## The request
Show every line that has the string "React" in it.

## Recorded information
=====

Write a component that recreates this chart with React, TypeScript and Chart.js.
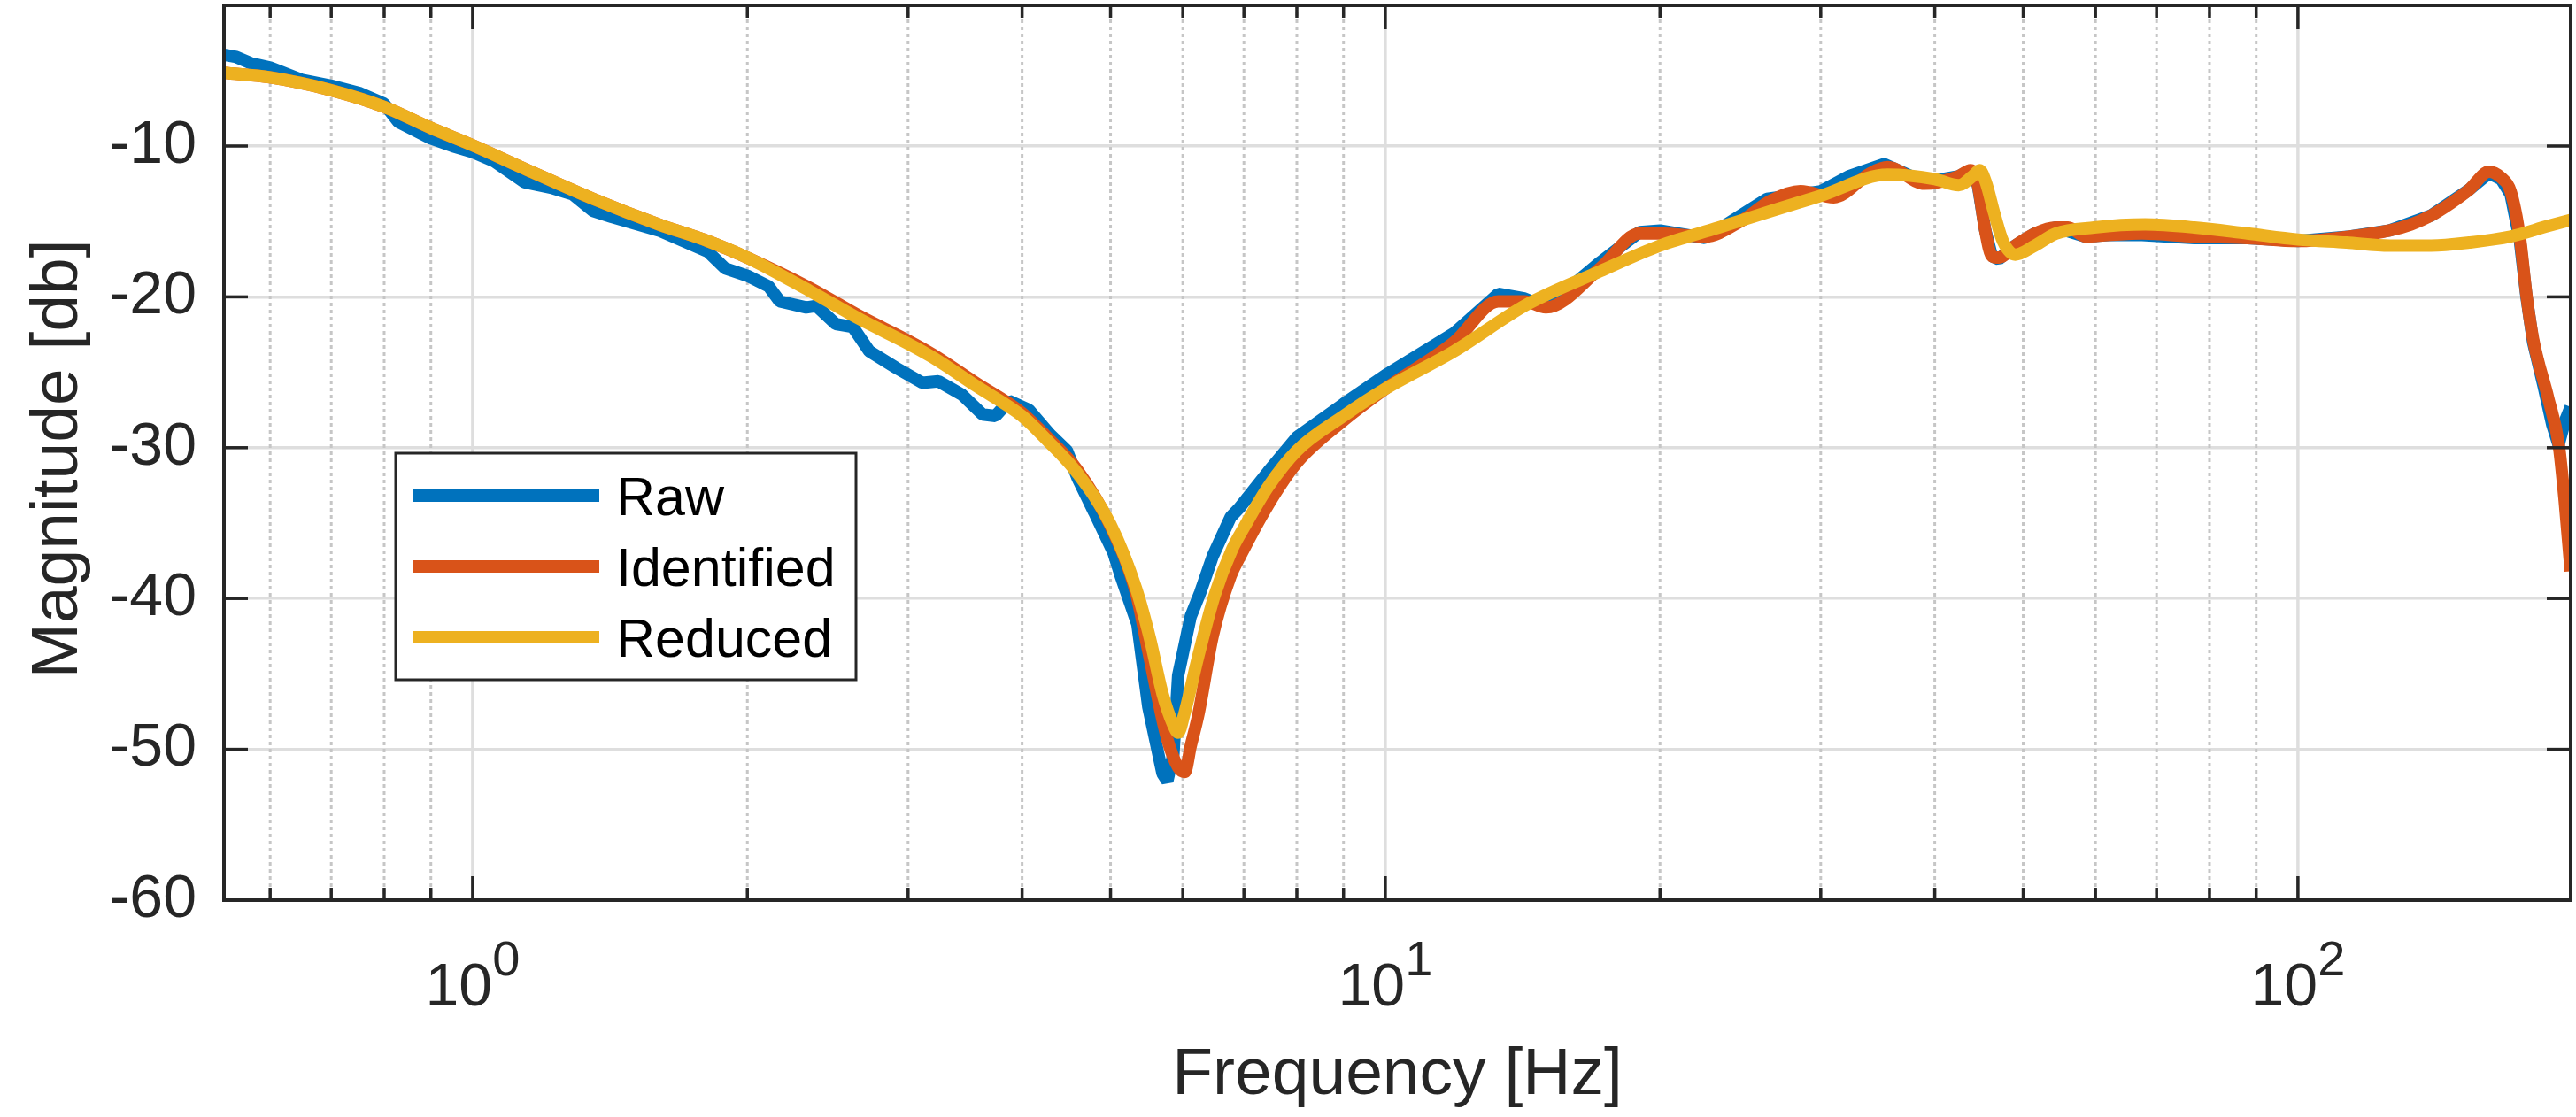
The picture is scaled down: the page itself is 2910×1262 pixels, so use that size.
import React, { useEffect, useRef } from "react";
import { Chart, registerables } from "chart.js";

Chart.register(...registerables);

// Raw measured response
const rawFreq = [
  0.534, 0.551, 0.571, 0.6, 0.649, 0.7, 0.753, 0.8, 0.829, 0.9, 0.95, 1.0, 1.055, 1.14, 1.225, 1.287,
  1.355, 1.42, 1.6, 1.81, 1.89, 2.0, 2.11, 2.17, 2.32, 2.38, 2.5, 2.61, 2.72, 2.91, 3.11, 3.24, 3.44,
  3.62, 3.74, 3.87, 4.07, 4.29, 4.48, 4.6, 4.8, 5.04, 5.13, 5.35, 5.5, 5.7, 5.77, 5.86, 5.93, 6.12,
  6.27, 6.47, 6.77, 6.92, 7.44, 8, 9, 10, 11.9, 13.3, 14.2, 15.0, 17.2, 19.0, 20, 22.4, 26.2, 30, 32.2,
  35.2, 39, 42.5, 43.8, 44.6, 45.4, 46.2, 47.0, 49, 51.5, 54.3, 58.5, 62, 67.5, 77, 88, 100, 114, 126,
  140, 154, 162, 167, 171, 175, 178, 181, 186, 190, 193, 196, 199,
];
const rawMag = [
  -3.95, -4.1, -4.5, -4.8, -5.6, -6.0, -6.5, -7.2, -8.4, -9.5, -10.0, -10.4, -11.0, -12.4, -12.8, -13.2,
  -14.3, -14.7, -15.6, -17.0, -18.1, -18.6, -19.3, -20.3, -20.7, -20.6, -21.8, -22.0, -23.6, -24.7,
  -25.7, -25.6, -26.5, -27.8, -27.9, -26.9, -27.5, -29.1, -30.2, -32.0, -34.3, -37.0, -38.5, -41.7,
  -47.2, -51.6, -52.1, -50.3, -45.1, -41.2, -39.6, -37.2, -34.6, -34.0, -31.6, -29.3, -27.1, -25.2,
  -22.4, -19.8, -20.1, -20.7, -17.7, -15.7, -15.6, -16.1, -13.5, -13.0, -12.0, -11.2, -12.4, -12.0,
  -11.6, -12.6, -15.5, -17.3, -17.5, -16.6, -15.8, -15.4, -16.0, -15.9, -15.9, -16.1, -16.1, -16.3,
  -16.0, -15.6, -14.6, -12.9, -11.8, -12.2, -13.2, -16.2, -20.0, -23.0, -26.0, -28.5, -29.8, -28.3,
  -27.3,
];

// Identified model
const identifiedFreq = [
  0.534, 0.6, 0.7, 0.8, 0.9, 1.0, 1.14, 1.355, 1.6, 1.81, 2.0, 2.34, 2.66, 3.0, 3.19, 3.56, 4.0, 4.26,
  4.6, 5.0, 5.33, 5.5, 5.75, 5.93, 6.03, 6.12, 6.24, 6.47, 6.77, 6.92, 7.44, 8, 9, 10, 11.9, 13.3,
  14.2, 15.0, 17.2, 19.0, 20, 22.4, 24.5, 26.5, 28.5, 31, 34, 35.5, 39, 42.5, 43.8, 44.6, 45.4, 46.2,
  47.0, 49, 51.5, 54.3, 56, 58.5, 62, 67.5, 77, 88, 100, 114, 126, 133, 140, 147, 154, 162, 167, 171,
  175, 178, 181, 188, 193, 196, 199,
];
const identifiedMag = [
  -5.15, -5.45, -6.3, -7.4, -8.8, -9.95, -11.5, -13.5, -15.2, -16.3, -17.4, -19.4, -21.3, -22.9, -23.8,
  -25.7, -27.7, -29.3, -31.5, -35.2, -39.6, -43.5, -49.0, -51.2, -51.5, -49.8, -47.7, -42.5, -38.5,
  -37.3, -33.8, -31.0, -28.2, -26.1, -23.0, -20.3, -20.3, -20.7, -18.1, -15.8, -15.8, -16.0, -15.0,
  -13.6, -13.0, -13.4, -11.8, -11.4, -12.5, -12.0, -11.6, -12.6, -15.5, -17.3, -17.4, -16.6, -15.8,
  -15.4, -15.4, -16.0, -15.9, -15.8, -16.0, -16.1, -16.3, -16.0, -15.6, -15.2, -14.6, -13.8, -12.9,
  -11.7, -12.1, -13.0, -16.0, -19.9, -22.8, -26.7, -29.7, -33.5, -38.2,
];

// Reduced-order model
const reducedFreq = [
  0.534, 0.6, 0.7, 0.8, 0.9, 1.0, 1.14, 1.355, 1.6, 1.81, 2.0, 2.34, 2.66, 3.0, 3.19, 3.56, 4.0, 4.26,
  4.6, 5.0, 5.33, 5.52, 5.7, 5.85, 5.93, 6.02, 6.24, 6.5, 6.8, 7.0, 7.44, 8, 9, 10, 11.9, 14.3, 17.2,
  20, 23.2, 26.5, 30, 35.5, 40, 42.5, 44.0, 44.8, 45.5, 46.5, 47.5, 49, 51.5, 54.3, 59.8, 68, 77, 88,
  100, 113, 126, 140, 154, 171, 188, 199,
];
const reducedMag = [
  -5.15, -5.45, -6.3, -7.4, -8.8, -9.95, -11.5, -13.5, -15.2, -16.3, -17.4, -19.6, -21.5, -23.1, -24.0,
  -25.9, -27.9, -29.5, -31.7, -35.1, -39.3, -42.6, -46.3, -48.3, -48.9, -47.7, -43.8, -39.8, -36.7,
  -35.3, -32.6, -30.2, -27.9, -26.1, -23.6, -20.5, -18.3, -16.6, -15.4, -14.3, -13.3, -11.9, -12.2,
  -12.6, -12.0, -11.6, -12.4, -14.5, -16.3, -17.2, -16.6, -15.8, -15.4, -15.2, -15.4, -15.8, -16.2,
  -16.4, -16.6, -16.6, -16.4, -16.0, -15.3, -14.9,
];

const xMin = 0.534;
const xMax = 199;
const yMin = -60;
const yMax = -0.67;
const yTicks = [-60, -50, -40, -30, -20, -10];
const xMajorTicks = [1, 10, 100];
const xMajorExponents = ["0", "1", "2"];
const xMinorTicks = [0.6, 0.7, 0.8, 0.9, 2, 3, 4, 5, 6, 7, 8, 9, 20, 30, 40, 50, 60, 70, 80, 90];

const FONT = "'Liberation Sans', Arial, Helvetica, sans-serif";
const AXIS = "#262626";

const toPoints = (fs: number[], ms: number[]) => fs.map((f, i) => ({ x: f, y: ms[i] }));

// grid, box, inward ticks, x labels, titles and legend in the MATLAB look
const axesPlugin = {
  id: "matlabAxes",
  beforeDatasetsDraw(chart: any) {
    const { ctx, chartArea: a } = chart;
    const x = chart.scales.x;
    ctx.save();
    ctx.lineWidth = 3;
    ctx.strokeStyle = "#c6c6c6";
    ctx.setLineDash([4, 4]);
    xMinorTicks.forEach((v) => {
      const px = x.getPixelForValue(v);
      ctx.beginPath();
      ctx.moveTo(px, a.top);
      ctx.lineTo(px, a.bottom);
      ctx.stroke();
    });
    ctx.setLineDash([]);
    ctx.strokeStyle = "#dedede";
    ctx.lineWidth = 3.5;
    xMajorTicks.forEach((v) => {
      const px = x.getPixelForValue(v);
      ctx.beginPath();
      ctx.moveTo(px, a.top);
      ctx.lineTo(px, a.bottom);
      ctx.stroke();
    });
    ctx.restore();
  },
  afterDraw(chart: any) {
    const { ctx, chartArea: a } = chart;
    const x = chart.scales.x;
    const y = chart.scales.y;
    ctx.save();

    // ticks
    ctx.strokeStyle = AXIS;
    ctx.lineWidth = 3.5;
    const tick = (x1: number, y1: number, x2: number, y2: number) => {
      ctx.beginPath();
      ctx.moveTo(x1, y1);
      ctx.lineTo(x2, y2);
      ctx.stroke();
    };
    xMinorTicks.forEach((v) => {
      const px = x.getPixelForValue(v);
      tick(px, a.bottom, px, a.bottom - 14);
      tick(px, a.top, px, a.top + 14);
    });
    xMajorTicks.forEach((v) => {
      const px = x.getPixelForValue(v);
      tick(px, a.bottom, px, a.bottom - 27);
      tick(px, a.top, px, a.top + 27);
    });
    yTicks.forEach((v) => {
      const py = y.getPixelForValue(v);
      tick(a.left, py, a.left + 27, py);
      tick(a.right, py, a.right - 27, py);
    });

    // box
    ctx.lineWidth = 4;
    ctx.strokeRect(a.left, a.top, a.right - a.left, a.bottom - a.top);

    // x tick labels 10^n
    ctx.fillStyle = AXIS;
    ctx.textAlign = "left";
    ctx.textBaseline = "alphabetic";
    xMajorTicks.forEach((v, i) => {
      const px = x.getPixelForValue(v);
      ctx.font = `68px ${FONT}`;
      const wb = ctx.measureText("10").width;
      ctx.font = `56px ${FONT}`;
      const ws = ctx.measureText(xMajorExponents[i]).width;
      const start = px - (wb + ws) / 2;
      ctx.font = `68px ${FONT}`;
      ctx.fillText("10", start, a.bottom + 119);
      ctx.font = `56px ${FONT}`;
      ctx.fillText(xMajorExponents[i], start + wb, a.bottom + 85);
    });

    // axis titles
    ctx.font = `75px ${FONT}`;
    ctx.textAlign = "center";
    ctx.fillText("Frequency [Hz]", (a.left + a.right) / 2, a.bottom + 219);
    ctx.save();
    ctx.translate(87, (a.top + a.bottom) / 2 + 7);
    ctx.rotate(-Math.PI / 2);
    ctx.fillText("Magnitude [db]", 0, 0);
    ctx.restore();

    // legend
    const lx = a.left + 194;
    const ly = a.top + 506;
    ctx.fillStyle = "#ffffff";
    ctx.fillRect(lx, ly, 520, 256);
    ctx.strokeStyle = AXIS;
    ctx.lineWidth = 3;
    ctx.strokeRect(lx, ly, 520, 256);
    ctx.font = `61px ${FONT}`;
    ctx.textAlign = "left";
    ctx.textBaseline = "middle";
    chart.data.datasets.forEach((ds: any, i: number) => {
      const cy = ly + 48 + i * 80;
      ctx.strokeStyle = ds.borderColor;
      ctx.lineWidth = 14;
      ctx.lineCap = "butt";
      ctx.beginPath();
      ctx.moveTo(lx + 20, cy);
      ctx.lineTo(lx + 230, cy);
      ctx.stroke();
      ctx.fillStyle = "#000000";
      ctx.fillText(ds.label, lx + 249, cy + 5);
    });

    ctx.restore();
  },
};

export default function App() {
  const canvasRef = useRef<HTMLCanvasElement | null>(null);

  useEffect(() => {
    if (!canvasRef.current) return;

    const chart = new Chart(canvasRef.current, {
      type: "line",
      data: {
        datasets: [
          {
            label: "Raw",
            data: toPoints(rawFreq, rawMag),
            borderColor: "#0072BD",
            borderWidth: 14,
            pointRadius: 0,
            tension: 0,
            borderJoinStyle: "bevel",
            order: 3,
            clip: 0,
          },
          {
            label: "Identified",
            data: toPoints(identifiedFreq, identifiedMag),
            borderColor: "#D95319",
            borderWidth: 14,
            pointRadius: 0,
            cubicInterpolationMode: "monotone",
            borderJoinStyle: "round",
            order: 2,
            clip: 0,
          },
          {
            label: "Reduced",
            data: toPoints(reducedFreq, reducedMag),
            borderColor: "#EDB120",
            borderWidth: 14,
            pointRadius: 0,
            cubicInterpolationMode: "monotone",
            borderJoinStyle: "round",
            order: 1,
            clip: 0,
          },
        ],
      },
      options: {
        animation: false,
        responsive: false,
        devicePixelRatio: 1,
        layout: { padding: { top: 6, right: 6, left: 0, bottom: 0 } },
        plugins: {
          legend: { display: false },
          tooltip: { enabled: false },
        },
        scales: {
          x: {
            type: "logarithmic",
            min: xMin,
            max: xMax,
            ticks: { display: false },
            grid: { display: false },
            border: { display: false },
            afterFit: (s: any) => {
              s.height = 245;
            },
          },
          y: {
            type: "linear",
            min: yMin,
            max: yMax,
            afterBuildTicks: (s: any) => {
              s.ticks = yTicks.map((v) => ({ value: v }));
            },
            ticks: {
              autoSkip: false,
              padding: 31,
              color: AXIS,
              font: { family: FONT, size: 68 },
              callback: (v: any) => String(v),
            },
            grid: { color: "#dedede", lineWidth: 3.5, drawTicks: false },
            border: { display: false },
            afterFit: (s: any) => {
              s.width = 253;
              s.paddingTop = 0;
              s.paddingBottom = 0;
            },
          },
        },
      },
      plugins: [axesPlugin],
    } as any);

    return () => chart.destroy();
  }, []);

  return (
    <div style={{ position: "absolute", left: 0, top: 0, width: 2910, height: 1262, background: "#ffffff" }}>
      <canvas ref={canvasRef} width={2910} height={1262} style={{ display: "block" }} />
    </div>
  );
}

=====

## Problem solution
Write a component that recreates this chart with React, TypeScript and Chart.js.
import React, { useEffect, useRef } from "react";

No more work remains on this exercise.